All around, collapsed jetties, concrete groynes and other arcane structures (right) recalled Pagham’s 19th-century heyday. Back then, the sea had been successfully sealed off and the land reclaimed for farming until a storm in 1910 broke through the embankment, reflooding the harbour for fair and fowl.

chspitney
chhori

Another portage over a shingle bank got us to the main outlet leading to the sea and where the water was rushing out when it should have been filling. I realised that narrow-necked inlets like Pagham Harbour act like reservoirs, releasing their tidal fill gradually for hours after the sea tide has turned. In the tropical fjords of northwestern Australia’s Kimberley it can produce bizarre spectacles like the Horizontal Waterfall (left).

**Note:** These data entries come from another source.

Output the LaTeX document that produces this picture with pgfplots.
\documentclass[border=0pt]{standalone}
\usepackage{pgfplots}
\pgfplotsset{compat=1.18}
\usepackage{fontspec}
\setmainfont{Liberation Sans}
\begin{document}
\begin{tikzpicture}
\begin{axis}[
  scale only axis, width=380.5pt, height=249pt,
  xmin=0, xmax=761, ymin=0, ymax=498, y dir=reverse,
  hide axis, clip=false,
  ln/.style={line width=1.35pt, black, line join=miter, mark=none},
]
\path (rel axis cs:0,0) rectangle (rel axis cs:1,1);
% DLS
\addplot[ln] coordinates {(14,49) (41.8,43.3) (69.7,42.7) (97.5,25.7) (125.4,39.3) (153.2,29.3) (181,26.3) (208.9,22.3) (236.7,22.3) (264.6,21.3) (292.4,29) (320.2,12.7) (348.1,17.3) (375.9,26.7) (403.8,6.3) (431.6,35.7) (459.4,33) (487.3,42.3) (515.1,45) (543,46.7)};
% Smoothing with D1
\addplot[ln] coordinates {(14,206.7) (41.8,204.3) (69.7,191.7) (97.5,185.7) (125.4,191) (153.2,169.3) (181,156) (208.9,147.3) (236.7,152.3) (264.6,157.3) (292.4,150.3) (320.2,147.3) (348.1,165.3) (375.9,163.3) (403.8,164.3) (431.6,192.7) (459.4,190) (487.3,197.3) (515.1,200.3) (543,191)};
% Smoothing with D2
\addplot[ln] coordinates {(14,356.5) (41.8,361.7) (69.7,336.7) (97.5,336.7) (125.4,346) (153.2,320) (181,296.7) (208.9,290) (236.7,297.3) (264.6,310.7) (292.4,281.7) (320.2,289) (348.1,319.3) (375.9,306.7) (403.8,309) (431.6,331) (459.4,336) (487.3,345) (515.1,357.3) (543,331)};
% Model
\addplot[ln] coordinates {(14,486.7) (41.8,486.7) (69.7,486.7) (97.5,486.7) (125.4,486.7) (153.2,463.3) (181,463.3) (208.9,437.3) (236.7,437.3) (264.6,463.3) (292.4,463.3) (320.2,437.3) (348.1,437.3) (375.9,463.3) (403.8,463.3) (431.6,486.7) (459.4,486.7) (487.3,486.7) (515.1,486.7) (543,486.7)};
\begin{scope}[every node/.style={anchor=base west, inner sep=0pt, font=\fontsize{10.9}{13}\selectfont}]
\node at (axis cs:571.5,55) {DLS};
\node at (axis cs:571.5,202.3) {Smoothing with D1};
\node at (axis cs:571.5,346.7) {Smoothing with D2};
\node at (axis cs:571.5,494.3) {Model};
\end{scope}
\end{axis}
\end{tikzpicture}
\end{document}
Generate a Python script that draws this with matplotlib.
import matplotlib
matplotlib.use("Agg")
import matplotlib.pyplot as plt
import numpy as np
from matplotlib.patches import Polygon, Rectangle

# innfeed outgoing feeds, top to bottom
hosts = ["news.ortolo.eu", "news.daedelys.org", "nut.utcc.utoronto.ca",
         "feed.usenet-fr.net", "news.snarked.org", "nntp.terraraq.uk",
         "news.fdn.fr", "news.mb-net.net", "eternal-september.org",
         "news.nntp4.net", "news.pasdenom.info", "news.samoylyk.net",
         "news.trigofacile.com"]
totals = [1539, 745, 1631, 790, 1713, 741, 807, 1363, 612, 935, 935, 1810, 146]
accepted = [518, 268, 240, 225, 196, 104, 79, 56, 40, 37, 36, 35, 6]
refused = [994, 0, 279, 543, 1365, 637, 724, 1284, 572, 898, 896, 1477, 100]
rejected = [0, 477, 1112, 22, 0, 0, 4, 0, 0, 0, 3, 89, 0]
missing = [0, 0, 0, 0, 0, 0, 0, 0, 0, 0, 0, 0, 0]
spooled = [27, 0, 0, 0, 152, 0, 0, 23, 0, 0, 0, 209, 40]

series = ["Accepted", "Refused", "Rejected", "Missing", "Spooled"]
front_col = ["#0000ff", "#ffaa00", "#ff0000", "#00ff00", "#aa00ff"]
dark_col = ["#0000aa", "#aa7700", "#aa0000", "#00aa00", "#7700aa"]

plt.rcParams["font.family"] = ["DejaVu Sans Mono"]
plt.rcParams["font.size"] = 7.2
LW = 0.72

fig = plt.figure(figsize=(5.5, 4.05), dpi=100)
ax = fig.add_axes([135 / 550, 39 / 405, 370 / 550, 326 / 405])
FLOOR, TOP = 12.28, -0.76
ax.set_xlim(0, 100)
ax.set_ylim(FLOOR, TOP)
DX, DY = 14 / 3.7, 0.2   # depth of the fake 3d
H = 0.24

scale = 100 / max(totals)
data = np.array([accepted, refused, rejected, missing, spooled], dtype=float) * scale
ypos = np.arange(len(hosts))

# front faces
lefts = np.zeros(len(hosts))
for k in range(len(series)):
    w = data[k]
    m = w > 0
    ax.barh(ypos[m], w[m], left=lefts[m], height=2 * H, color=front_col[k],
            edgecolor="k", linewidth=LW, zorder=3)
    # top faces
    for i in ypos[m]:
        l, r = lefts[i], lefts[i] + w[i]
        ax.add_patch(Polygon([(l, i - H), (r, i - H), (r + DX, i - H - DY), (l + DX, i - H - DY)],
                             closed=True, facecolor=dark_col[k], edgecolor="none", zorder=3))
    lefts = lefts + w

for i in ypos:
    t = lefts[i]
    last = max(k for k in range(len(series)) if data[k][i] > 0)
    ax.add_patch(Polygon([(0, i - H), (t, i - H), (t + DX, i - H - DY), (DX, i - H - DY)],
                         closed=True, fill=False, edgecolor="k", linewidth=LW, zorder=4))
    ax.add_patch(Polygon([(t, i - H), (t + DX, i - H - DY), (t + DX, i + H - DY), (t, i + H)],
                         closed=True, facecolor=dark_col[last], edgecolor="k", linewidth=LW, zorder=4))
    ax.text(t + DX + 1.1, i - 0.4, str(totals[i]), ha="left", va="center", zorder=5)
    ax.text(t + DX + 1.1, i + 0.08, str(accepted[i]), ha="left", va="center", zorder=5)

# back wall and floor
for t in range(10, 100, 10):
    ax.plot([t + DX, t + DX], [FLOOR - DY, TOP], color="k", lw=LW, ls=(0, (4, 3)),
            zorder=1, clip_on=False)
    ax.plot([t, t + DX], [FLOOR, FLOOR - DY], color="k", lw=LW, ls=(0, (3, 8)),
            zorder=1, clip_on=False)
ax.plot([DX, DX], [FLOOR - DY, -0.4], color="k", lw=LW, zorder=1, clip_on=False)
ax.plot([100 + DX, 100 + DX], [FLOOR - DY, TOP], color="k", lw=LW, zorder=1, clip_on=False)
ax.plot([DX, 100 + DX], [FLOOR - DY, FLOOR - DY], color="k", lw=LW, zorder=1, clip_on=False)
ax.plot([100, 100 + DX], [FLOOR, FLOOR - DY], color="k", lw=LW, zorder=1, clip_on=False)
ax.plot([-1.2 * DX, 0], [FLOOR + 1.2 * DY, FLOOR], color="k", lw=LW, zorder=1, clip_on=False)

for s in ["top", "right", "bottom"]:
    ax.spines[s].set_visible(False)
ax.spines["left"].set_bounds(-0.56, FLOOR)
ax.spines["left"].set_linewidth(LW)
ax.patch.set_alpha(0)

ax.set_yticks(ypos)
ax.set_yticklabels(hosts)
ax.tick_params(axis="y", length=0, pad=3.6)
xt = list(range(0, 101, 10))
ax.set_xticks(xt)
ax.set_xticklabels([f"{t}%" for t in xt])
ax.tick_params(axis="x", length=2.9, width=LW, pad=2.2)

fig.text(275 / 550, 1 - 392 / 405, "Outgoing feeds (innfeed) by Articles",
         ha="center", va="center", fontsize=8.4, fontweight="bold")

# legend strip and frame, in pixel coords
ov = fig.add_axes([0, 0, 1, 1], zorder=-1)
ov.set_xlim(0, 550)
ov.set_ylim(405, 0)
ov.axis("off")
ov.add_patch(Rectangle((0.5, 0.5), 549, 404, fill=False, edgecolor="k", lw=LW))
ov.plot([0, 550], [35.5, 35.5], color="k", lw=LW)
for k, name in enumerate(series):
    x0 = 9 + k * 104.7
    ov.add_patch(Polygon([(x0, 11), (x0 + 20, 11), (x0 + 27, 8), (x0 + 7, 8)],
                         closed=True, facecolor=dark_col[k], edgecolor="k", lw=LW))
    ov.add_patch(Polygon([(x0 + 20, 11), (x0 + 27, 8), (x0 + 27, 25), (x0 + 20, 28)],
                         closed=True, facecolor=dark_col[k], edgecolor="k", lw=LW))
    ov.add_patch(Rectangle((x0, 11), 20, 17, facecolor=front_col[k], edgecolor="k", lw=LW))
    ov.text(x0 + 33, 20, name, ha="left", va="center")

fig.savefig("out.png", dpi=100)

We drifted and boat-hauled through a strange, desert-like landscape of barren shingle banks speckled with forlorn fishermen and demure nudists until the spit spat us out into the English Channel like five bits of unwanted, flavourless chewing gum.

ch-harri

According to images and video on Save Pagham Beach (left), it’s staggering how fast the spit has grown once shingle management ceased around 2004; part of a new ‘natural coastline’ policy. The spit has repositioned tidal erosion eastwards and along the shore, accelerating the scouring of Pagham’s foreshore and endangering the homes immediately behind. Recutting the Harbour’s outlet to the west (bottom picture, left) is thought to be a solution, but may transfer the flooding risk inside the harbour. Add in the protected SSSI status of the Harbour and the ‘homes vs terns’  debate becomes complex. Who’d have thought we just went out for a simple paddle.

chbog

Eastward along the coast, the assembled infrastructure of Bognor Regis rose from the horizon, while behind us the promontory of Selsey Bill kept the worst of the wind off the waves. With a helping tide and backwind we bobbed with little effort in the swell which gradually grew and started white-capping once clear of the bill. But as I often find, a sunny day and not paddling alone reduced the feeling of exposure and imminent watery doom. Only when a stray cloud blocked the sun for a minute did the tumbling swell take on a more threatening, malevolent tone. The buoyant Twists – hardly sea kayaks – managed the conditions fine and the lower, unskirted Ventures only took the odd interior rinse.

Talking of which, All Is Lost (right) was on telly the other night. Lone yatchsman Robert Redford battles against compounding reversals in the Indian Ocean after a collision with floating cargo container wrecks his boat. A great movie with almost zero dialogue.
Just near Bognor all was lost for real (above and right). Only a fortnight earlier, a similar, lone-helmed sailing boat had lost its engine and unable to sail, drifted onto Bognor’s serried timber groynes. Less than two weeks had passed and already the hull was now cracked like an eggshell and the masts were gone (maybe removed). But unlike the doomed Redford character, on the day the Norway-bound sailsman had been able to scramble ashore.


These groyne stumps – designed to limit longshore shingle drift – could also be a bit tricky in a hardshell if the swell dropped as you passed over one. And just along the shore was another wreck (above) protruding gnarly, rusted studs which may well have sliced up an IK. Mostly submerged when we passed, some post-facto internetery revealed it to be the remains of a Mulberry Harbour pontoon, one of many built in secret during WWII as far as northwest Scotland, then floated out on D-Day in 1944 to enable the sea assault on Normandy.

chhidi

Our own beach assault ended at the truncated remains of Bognor pier, proving the sea eats away at this whole coast. Bognor is a step back to Hi-de-Hi! Sixties Britain when we did like to be beside the seaside. All together now!
So ended a great day of paddle exploring. Uber!